Statement of purpose Head trauma is the leading cause of death and serious injury from all-terrain vehicle (ATV) crashes. The study objective was to better understand the relationship between speed and ATV crash-related brain injuries.
Methods/approach A retrospective chart review and analysis was performed of trauma registry patients with ATV-related injuries at the University of Iowa Hospitals and Clinics from 2002–2013.

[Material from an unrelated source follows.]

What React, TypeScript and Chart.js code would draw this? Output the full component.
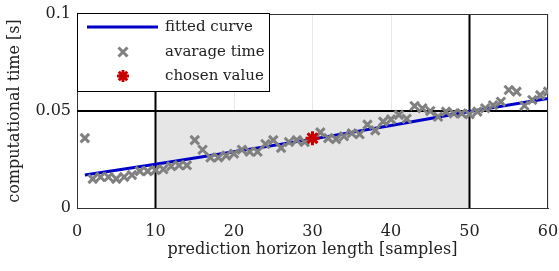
import React, { useEffect, useRef } from 'react';
import { Chart, registerables } from 'chart.js';

Chart.register(...registerables);

const horizons = Array.from({ length: 60 }, (_, i) => i + 1);
const avgTime = [
  0.036, 0.015, 0.016, 0.016, 0.015, 0.016, 0.017, 0.019, 0.019, 0.0195,
  0.020, 0.0215, 0.022, 0.022, 0.035, 0.030, 0.026, 0.026, 0.027, 0.028,
  0.030, 0.029, 0.029, 0.033, 0.035, 0.031, 0.034, 0.035, 0.034, 0.036,
  0.039, 0.036, 0.0355, 0.037, 0.0385, 0.038, 0.043, 0.040, 0.0445, 0.0457,
  0.048, 0.046, 0.0526, 0.0514, 0.050, 0.047, 0.0497, 0.0488, 0.0488, 0.0483,
  0.0497, 0.0514, 0.053, 0.0548, 0.0608, 0.060, 0.0527, 0.0557, 0.0582, 0.060,
];
const fitX = [1, 10, 20, 30, 40, 50, 60];
const fitY = [0.017, 0.0225, 0.029, 0.0355, 0.0425, 0.0497, 0.0565];
const chosenX = [30];
const chosenY = [0.036];
const xTicks = [0, 10, 20, 30, 40, 50, 60];
const yTicks = [0, 0.05, 0.1];
const yTickLabels = ['0', '0.05', '0.1'];
const regionX = [10, 50];
const regionYMax = 0.05;
const legendLabels = ['fitted curve', 'avarage time', 'chosen value'];

const FONT = "'DejaVu Serif', serif";

const overlayPlugin = {
  id: 'overlay',
  beforeDatasetsDraw(chart: any) {
    const { ctx, chartArea, scales } = chart;
    const xs = scales.x, ys = scales.y;
    ctx.save();
    const x0 = xs.getPixelForValue(regionX[0]);
    const x1 = xs.getPixelForValue(regionX[1]);
    const yb = ys.getPixelForValue(0);
    const yt = ys.getPixelForValue(regionYMax);
    ctx.fillStyle = '#e6e6e6';
    ctx.fillRect(x0, yt, x1 - x0, yb - yt);
    ctx.strokeStyle = '#000';
    ctx.lineWidth = 2;
    ctx.beginPath();
    ctx.moveTo(chartArea.left, yt);
    ctx.lineTo(chartArea.right, yt);
    ctx.moveTo(x0, chartArea.top);
    ctx.lineTo(x0, chartArea.bottom);
    ctx.moveTo(x1, chartArea.top);
    ctx.lineTo(x1, chartArea.bottom);
    ctx.stroke();
    ctx.lineWidth = 1;
    ctx.strokeStyle = '#333';
    ctx.beginPath();
    ctx.moveTo(chartArea.left, chartArea.top + 0.5);
    ctx.lineTo(chartArea.right, chartArea.top + 0.5);
    ctx.moveTo(chartArea.right - 0.5, chartArea.top);
    ctx.lineTo(chartArea.right - 0.5, chartArea.bottom);
    ctx.stroke();
    ctx.restore();
  },
  afterDatasetsDraw(chart: any) {
    const { ctx, chartArea } = chart;
    const left = chartArea.left;
    const top = chartArea.top - 1;
    const w = 193, h = 79;
    ctx.save();
    ctx.fillStyle = '#fff';
    ctx.fillRect(left, top, w, h);
    ctx.strokeStyle = '#000';
    ctx.lineWidth = 1;
    ctx.strokeRect(left + 0.5, top + 0.5, w - 1, h - 1);
    const rows = [top + 14, top + 39, top + 63];
    ctx.strokeStyle = '#0000c8';
    ctx.lineWidth = 3;
    ctx.beginPath();
    ctx.moveTo(left + 10, rows[0]);
    ctx.lineTo(left + 81, rows[0]);
    ctx.stroke();
    const cx = left + 46;
    ctx.strokeStyle = '#808080';
    ctx.lineWidth = 3;
    ctx.beginPath();
    ctx.moveTo(cx - 4.5, rows[1] - 4.5);
    ctx.lineTo(cx + 4.5, rows[1] + 4.5);
    ctx.moveTo(cx + 4.5, rows[1] - 4.5);
    ctx.lineTo(cx - 4.5, rows[1] + 4.5);
    ctx.stroke();
    ctx.strokeStyle = '#c80000';
    ctx.lineWidth = 3;
    ctx.beginPath();
    const r = 6;
    for (let k = 0; k < 4; k++) {
      const a = (k * Math.PI) / 4;
      ctx.moveTo(cx + r * Math.cos(a), rows[2] + r * Math.sin(a));
      ctx.lineTo(cx - r * Math.cos(a), rows[2] - r * Math.sin(a));
    }
    ctx.stroke();
    ctx.fillStyle = '#222';
    ctx.font = `15px ${FONT}`;
    ctx.textBaseline = 'middle';
    ctx.textAlign = 'left';
    legendLabels.forEach((t, i) => ctx.fillText(t, left + 88, rows[i]));
    ctx.restore();
  },
};

export default function App() {
  const ref = useRef<HTMLCanvasElement>(null);
  useEffect(() => {
    if (!ref.current) return;
    const chart = new Chart(ref.current, {
      type: 'line',
      data: {
        datasets: [
          {
            label: legendLabels[0],
            data: fitX.map((x, i) => ({ x, y: fitY[i] })),
            borderColor: '#0000c8',
            borderWidth: 3,
            pointRadius: 0,
            order: 3,
          },
          {
            label: legendLabels[1],
            data: horizons.map((x, i) => ({ x, y: avgTime[i] })),
            showLine: false,
            pointStyle: 'crossRot',
            pointRadius: 6,
            pointBorderWidth: 3,
            borderColor: '#808080',
            backgroundColor: '#808080',
            order: 2,
          },
          {
            label: legendLabels[2],
            data: chosenX.map((x, i) => ({ x, y: chosenY[i] })),
            showLine: false,
            pointStyle: 'star',
            pointRadius: 7,
            pointBorderWidth: 3,
            borderColor: '#c80000',
            backgroundColor: '#c80000',
            order: 1,
          },
        ] as any,
      },
      options: {
        animation: false,
        responsive: false,
        layout: { padding: { top: 14, right: 11, left: 0, bottom: 0 } },
        plugins: { legend: { display: false }, tooltip: { enabled: false } },
        scales: {
          x: {
            type: 'linear',
            min: 0,
            max: 60,
            afterBuildTicks: (s: any) => {
              s.ticks = xTicks.map((v) => ({ value: v }));
            },
            afterFit: (s: any) => {
              s.height = 63;
              s.paddingLeft = 0;
              s.paddingRight = 0;
            },
            grid: { color: '#e8e8e8', drawTicks: false },
            border: { color: '#333', width: 1 },
            ticks: {
              color: '#222',
              font: { family: FONT, size: 16 },
              padding: 14,
              maxRotation: 0,
              callback: (v: any) => String(v),
            },
            title: {
              display: true,
              text: 'prediction horizon length [samples]',
              color: '#222',
              font: { family: FONT, size: 16 },
              padding: { top: 0, bottom: 12 },
            },
          },
          y: {
            type: 'linear',
            min: 0,
            max: 0.1,
            afterBuildTicks: (s: any) => {
              s.ticks = yTicks.map((v) => ({ value: v }));
            },
            afterFit: (s: any) => {
              s.width = 77;
              s.paddingTop = 0;
              s.paddingBottom = 0;
            },
            grid: { color: '#e8e8e8', drawTicks: false },
            border: { color: '#333', width: 1 },
            ticks: {
              color: '#222',
              font: { family: FONT, size: 16 },
              padding: 6,
              callback: (v: any) => {
                const i = yTicks.findIndex((t) => Math.abs(t - v) < 1e-9);
                return i >= 0 ? yTickLabels[i] : '';
              },
            },
            title: {
              display: true,
              text: 'computational time [s]',
              color: '#222',
              font: { family: FONT, size: 16 },
              padding: { top: 5, bottom: 0 },
            },
          },
        },
      },
      plugins: [overlayPlugin],
    });
    return () => chart.destroy();
  }, []);
  return (
    <div style={{ position: 'fixed', left: 0, top: 0, width: 559, height: 271, background: '#fff' }}>
      <canvas ref={ref} width={559} height={271} />
    </div>
  );
}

Results 560 cases were identified; 77% were male and 32% were children <18 years of age. Rollovers (45%) were most common, followed by striking an object (22%) and ejection/fall (13%). Collisions with a motorised vehicle occurred in 8% of patients. Speeds >20 mph were associated with higher Max Head Abbreviated Injury Scale (AIS) scores than those ≤20 mph (p = 0.05). Crashes with speeds >30 mph had higher Max Head AIS scores than those ≤30 mph (p = 0.014). Higher speeds were also associated with a trend towards lower patient Glasgow Coma Scale (GCS) scores. Only about 20% of victims overall were wearing a helmet. Competitive racers, although helmeted, had more severe head injuries than all other victims. Competitive racers had lower GCS scores than their helmeted non-racing peers (p < 0.05). Non-racers without helmets had lower GCS scores than their helmeted peers (p = 0.003).
Conclusions Higher speed appears associated with greater head injury risk in ATV crashes. Although helmets are protective, there may be ATV crash speeds or mechanisms of brain injury at higher speeds that reduce helmet effectiveness.
Significance and contributions This study suggests that the present maximum speed limitations for many youth size ATVs (30 mph) is not safe and puts the child at increased risk for head injury. All ATVs should have a code-protected, tamper-proof speed governor. This would particularly assist parents and employers in protecting youth and employees from the serious risks associated with high operating speeds.